The slut turns out to be Stuart Smalley, parking André in front of a mirror so he can tell himself he's good enough, he's smart enough, and doggone it, people like him. On the way to André's catharsis, the mercurial Angela waxes flirtateous ("Quit beating around the bush"), insulting (she calls him "a woman" and "a little boy"), and faithful regarding his potential for redemption. By extension, Besson's belief that a tortured whiner is redeemable implies that anyone can be saved...even an angel with low self-esteem.
The press notes at are pains to point out the film's guerrilla shooting style, but it's obvious Besson has plenty of resources at his disposal, and the film's style is far more fabulous than it is gritty (which explains why Paris' streets and bridges seems so empty, the better to romanticize its couple in space). Angel-A is as talky as it is visually striking, and the actors are up to the task.

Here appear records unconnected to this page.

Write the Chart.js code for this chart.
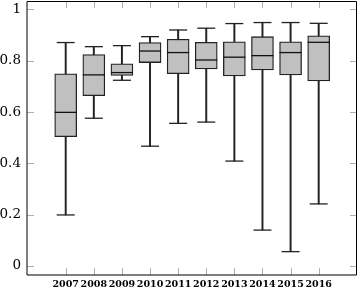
<!DOCTYPE html>
<html>
<head>
<meta charset="utf-8">
<script src="https://cdn.jsdelivr.net/npm/chart.js@4/dist/chart.umd.min.js"></script>
<style>
html,body{margin:0;padding:0;background:#fff;}
canvas{display:block;}
</style>
</head>
<body>
<canvas id="c" width="358" height="289"></canvas>
<script>
const years   = [2007, 2008, 2009, 2010, 2011, 2012, 2013, 2014, 2015, 2016];
const mins    = [0.199, 0.576, 0.724, 0.467, 0.556, 0.561, 0.409, 0.140, 0.056, 0.242];
const q1s     = [0.504, 0.664, 0.743, 0.793, 0.750, 0.768, 0.741, 0.764, 0.745, 0.721];
const medians = [0.599, 0.745, 0.754, 0.838, 0.832, 0.803, 0.814, 0.820, 0.832, 0.872];
const q3s     = [0.749, 0.824, 0.788, 0.871, 0.884, 0.872, 0.874, 0.894, 0.874, 0.897];
const maxs    = [0.871, 0.855, 0.859, 0.894, 0.920, 0.927, 0.945, 0.949, 0.949, 0.946];
const yTicks  = [0, 0.2, 0.4, 0.6, 0.8, 1];
const yTickLabels = ['0', '0.2', '0.4', '0.6', '0.8', '1'];

const whiskerData = years.map((x, i) => ({x: x, y: [mins[i], maxs[i]]}));
const boxData     = years.map((x, i) => ({x: x, y: [q1s[i], q3s[i]]}));
const medianData  = years.map((x, i) => ({x: x, y: medians[i]}));
const topCapData  = years.map((x, i) => ({x: x, y: maxs[i]}));
const lowCapData  = years.map((x, i) => ({x: x, y: mins[i]}));

const frameTicks = {
  id: 'frameTicks',
  afterDraw(chart) {
    const ctx = chart.ctx;
    const a = chart.chartArea;
    const xs = chart.scales.x, ys = chart.scales.y;
    ctx.save();
    ctx.strokeStyle = '#b0b0b0';
    ctx.lineWidth = 1;
    ctx.beginPath();
    years.forEach(v => {
      const px = Math.round(xs.getPixelForValue(v)) + 0.5;
      ctx.moveTo(px, a.bottom); ctx.lineTo(px, a.bottom - 7);
      ctx.moveTo(px, a.top); ctx.lineTo(px, a.top + 7);
    });
    yTicks.forEach(v => {
      const py = Math.round(ys.getPixelForValue(v)) + 0.5;
      ctx.moveTo(a.left, py); ctx.lineTo(a.left + 7, py);
      ctx.moveTo(a.right, py); ctx.lineTo(a.right - 7, py);
    });
    ctx.stroke();
    ctx.strokeStyle = '#000';
    ctx.lineWidth = 1;
    ctx.beginPath();
    ctx.moveTo(a.left, a.bottom); ctx.lineTo(a.left, a.top + 0.5);
    ctx.lineTo(a.right - 0.5, a.top + 0.5); ctx.lineTo(a.right - 0.5, a.bottom);
    ctx.lineTo(a.left, a.bottom);
    ctx.stroke();
    ctx.restore();
  }
};

new Chart(document.getElementById('c'), {
  type: 'bar',
  data: {
    datasets: [
      {
        type: 'scatter', data: medianData, order: 1,
        pointStyle: 'line', pointRadius: 11, pointHoverRadius: 11,
        borderColor: '#111', borderWidth: 1.3, backgroundColor: '#111'
      },
      {
        type: 'scatter', data: topCapData, order: 1,
        pointStyle: 'line', pointRadius: 9, pointHoverRadius: 9,
        borderColor: '#222', borderWidth: 1.3, backgroundColor: '#222'
      },
      {
        type: 'scatter', data: lowCapData, order: 1,
        pointStyle: 'line', pointRadius: 9, pointHoverRadius: 9,
        borderColor: '#222', borderWidth: 1.3, backgroundColor: '#222'
      },
      {
        type: 'bar', data: boxData, order: 2, grouped: false,
        barThickness: 22, backgroundColor: '#c0c0c0',
        borderColor: '#222', borderWidth: 1.3, borderSkipped: false
      },
      {
        type: 'bar', data: whiskerData, order: 3, grouped: false,
        barThickness: 1.3, backgroundColor: '#222', borderWidth: 0
      }
    ]
  },
  options: {
    responsive: false,
    devicePixelRatio: 1,
    animation: false,
    events: [],
    layout: {autoPadding: false, padding: {top: 1, right: 1, left: 0, bottom: 0}},
    plugins: {legend: {display: false}, tooltip: {enabled: false}},
    scales: {
      x: {
        type: 'linear', min: 2005.623, max: 2017.363, offset: false,
        grid: {display: false, drawTicks: false},
        border: {display: false},
        afterBuildTicks: s => { s.ticks = years.map(v => ({value: v})); },
        afterFit: s => { s.height = 14; s.paddingLeft = 0; s.paddingRight = 0; },
        ticks: {
          padding: 4, maxRotation: 0, autoSkip: false,
          color: '#000',
          font: {family: 'DejaVu Serif', size: 9.5, weight: 'bold'},
          callback: v => String(v)
        }
      },
      y: {
        type: 'linear', min: -0.0351, max: 1.033,
        grid: {display: false, drawTicks: false},
        border: {display: false},
        afterBuildTicks: s => { s.ticks = yTicks.map(v => ({value: v})); },
        afterFit: s => { s.width = 27; s.paddingTop = 0; s.paddingBottom = 0; },
        ticks: {
          padding: 6, color: '#000',
          font: {family: 'DejaVu Serif', size: 13.5},
          callback: (v, i) => yTickLabels[i]
        }
      }
    }
  },
  plugins: [frameTicks]
});
</script>
</body>
</html>
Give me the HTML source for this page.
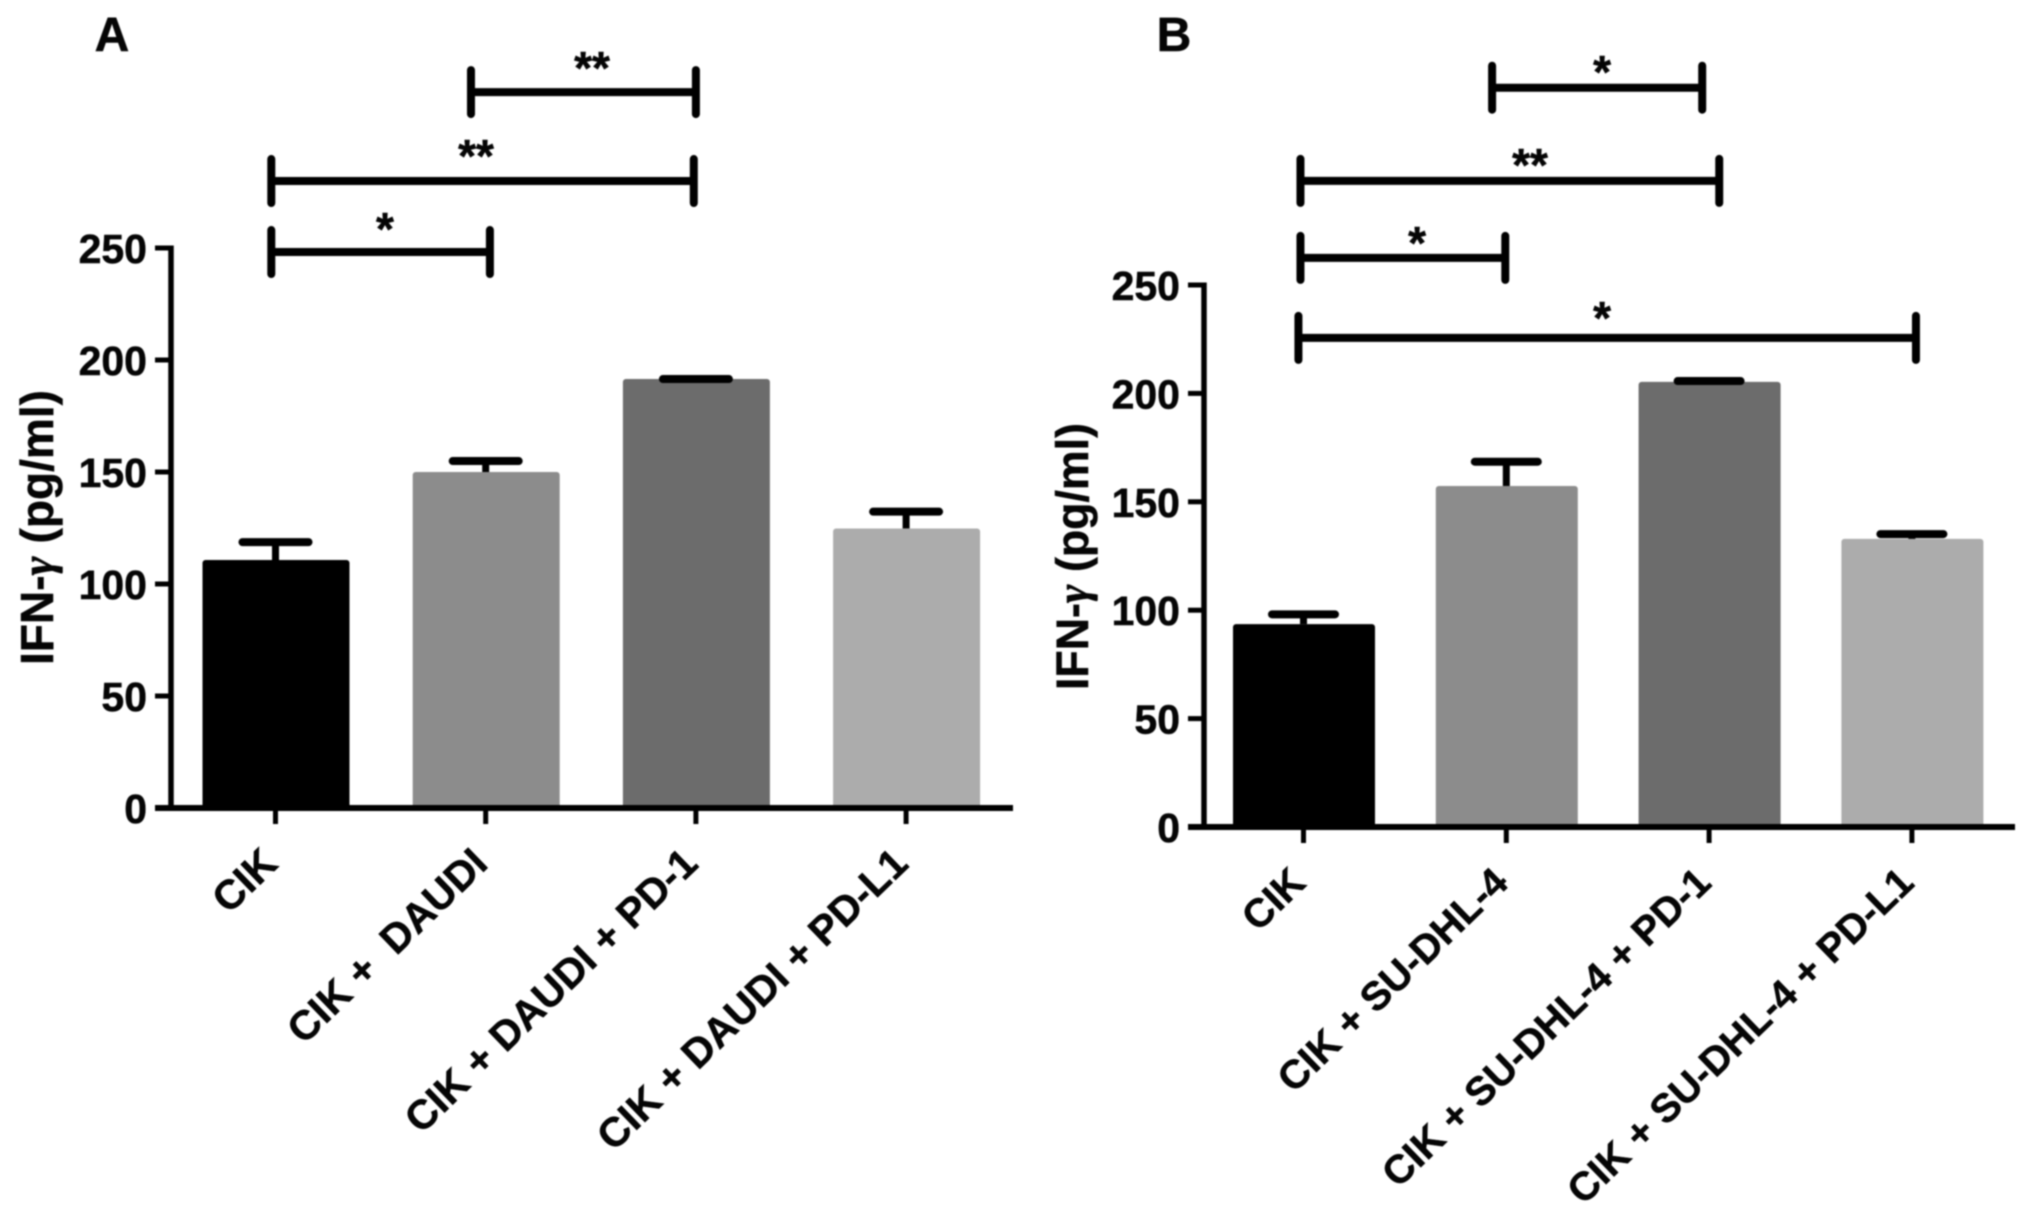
<!DOCTYPE html>
<html lang="en">
<head>
<meta charset="utf-8">
<title>IFN-γ bar charts</title>
<style>
html,body{margin:0;padding:0;background:#fff;width:2031px;height:1220px;overflow:hidden}
svg{display:block;filter:blur(0.8px)}
text{font-family:"Liberation Sans",sans-serif;font-weight:bold;fill:#050505;white-space:pre;stroke:#050505;stroke-width:0.5px}
</style>
</head>
<body>
<svg id="chart" xmlns="http://www.w3.org/2000/svg" width="2031" height="1220" viewBox="0 0 2031 1220">
  <rect x="0" y="0" width="2031" height="1220" fill="#ffffff"/>
  <text x="112" y="51" font-size="48" text-anchor="middle">A</text>
  <text x="1174" y="51" font-size="48" text-anchor="middle">B</text>
  <text transform="translate(53 665) rotate(-90)" font-size="46" textLength="275" lengthAdjust="spacingAndGlyphs">IFN-<tspan style="font-family:'Liberation Serif',serif;font-style:italic">γ</tspan> (pg/ml)</text>
  <text transform="translate(1088 690) rotate(-90)" font-size="45" textLength="267" lengthAdjust="spacingAndGlyphs">IFN-<tspan style="font-family:'Liberation Serif',serif;font-style:italic">γ</tspan> (pg/ml)</text>
  <g id="panel-a"></g>
  <g id="panel-b"></g>
</svg>
<script>
const yTicks = [0, 50, 100, 150, 200, 250];
const barFills = ['#000000', '#8c8c8c', '#6c6c6c', '#acacac'];

const categoriesA = ['CIK', 'CIK +  DAUDI', 'CIK + DAUDI + PD-1', 'CIK + DAUDI + PD-L1'];
const valuesA = [110.7, 150, 191.5, 124.8];
const errorsA = [8, 4.9, 0, 7.5];
const sigFromA = [0.93, -0.02, -0.02];
const sigToA = [2.0, 1.99, 1.02];
const sigLevelA = [319.6, 279.9, 248.2];
const sigMarkA = ['**', '**', '*'];
const sigMarkPosA = [1.506, 0.954, 0.521];
const sigMarkLevelA = [323.2, 283.9, 251.3];

const categoriesB = ['CIK', 'CIK + SU-DHL-4', 'CIK + SU-DHL-4 + PD-1', 'CIK + SU-DHL-4 + PD-L1'];
const valuesB = [93.6, 157.3, 205.3, 132.9];
const errorsB = [4.5, 11.2, 0.4, 2.2];
const sigFromB = [0.93, -0.015, -0.015, -0.025];
const sigToB = [1.966, 2.05, 0.995, 3.02];
const sigLevelB = [341, 298, 262.5, 225.6];
const sigMarkB = ['*', '**', '*', '*'];
const sigMarkPosB = [1.472, 1.117, 0.56, 1.472];
const sigMarkLevelB = [340.9, 298, 262, 227.4];

const SVGNS = 'http://www.w3.org/2000/svg';
function mk(parent, tag, props) {
  const el = document.createElementNS(SVGNS, tag);
  for (const k in props) el.setAttribute(k, props[k]);
  parent.appendChild(el);
  return el;
}

function drawPanel(root, cats, vals, errs, sFrom, sTo, sLevel, sMark, sMarkPos, sMarkLevel, L) {
  const yScale = v => L.y0 - v * L.yUnit;
  const xScale = i => L.x0 + i * L.xStep;

  // bars
  cats.forEach((c, i) => {
    const bar = mk(root, 'rect', {x: xScale(i) - L.barW / 2 + 0.5, y: yScale(vals[i]), width: L.barW, height: L.y0 - yScale(vals[i]), fill: barFills[i], rx: 3});
    
    
  });

  // error bars
  cats.forEach((c, i) => {
    const top = yScale(vals[i] + errs[i]);
    const stem = mk(root, 'line', {x1: xScale(i), x2: xScale(i), y1: yScale(vals[i]), y2: top, stroke: '#000', 'stroke-width': 7});
    
    
    const cap = mk(root, 'line', {x1: xScale(i) - L.capW / 2, x2: xScale(i) + L.capW / 2, y1: top, y2: top, stroke: '#000', 'stroke-width': 8, 'stroke-linecap': 'round'});
    
    
  });

  // y axis
  const yAxis = mk(root, 'line', {x1: L.axisX, x2: L.axisX, y1: yScale(yTicks[yTicks.length - 1]) - 2.5, y2: L.y0 + 2.5, stroke: '#000', 'stroke-width': 5.5});
  
  
  yTicks.forEach(t => {
    const tick = mk(root, 'line', {x1: L.axisX - 16, x2: L.axisX, y1: yScale(t), y2: yScale(t), stroke: '#000', 'stroke-width': 5});
    
    
    const lab = mk(root, 'text', {x: L.axisX - 24, y: yScale(t) + 15, 'font-size': 41, 'text-anchor': 'end'});
    lab.textContent = String(t);
    
    
  });

  // x axis
  const xAxis = mk(root, 'line', {x1: L.axisX - 16, x2: L.xEnd, y1: L.y0, y2: L.y0, stroke: '#000', 'stroke-width': 6});
  
  
  cats.forEach((c, i) => {
    const tick = mk(root, 'line', {x1: xScale(i), x2: xScale(i), y1: L.y0, y2: L.y0 + 16, stroke: '#000', 'stroke-width': 5});
    
    
    const lab = mk(root, 'text', {transform: 'translate(' + (xScale(i) + 4) + ' ' + (L.y0 + 58) + ') rotate(-44)', 'font-size': L.labelSize, 'text-anchor': 'end'});
    lab.textContent = c;
    
    
  });

  // significance brackets
  sMark.forEach((m, i) => {
    const x1 = xScale(sFrom[i]), x2 = xScale(sTo[i]), y = yScale(sLevel[i]);
    const bar = mk(root, 'line', {x1: x1, x2: x2, y1: y, y2: y, stroke: '#000', 'stroke-width': 8});
    
    
    [x1, x2].forEach(x => {
      const end = mk(root, 'line', {x1: x, x2: x, y1: y - 22, y2: y + 22, stroke: '#000', 'stroke-width': 8, 'stroke-linecap': 'round'});
      
      
    });
    const star = mk(root, 'text', {x: xScale(sMarkPos[i]), y: yScale(sMarkLevel[i]), 'font-size': 46, 'text-anchor': 'middle'});
    star.textContent = m;
    
    
  });
}

drawPanel(document.getElementById('panel-a'), categoriesA, valuesA, errorsA, sigFromA, sigToA, sigLevelA, sigMarkA, sigMarkPosA, sigMarkLevelA,
  {y0: 808, yUnit: 2.24, x0: 275.5, xStep: 210.2, barW: 147, capW: 66, axisX: 171, xEnd: 1013, labelSize: 41});
drawPanel(document.getElementById('panel-b'), categoriesB, valuesB, errorsB, sigFromB, sigToB, sigLevelB, sigMarkB, sigMarkPosB, sigMarkLevelB,
  {y0: 827, yUnit: 2.168, x0: 1303.5, xStep: 202.8, barW: 142, capW: 63, axisX: 1204, xEnd: 2015, labelSize: 40});
</script>
</body>
</html>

In establishing André as not only a man bereft of any material or emotional resources but also a man without a home, Besson goofs on Franco-American and Franco-Arabic tensions (André criminally lived in New York for a time, and—when he literally can't get arrested—he laments, "An Arab without I>D.—what's the problem?!"). Debouzze, first a stand-up comic, fits like a glove the role of a man who must be reminded to breathe more and talk less. One wishes Angela were given as much due; the best Besson can offer is to play coy about whether or not she whores herself out to accomplish her task ("What does it matter?" she asks). In short, Angel-A moves quite fluidly and looks great, but it'll likely only be of any use to troubled and, yes, hormonal teenage boys.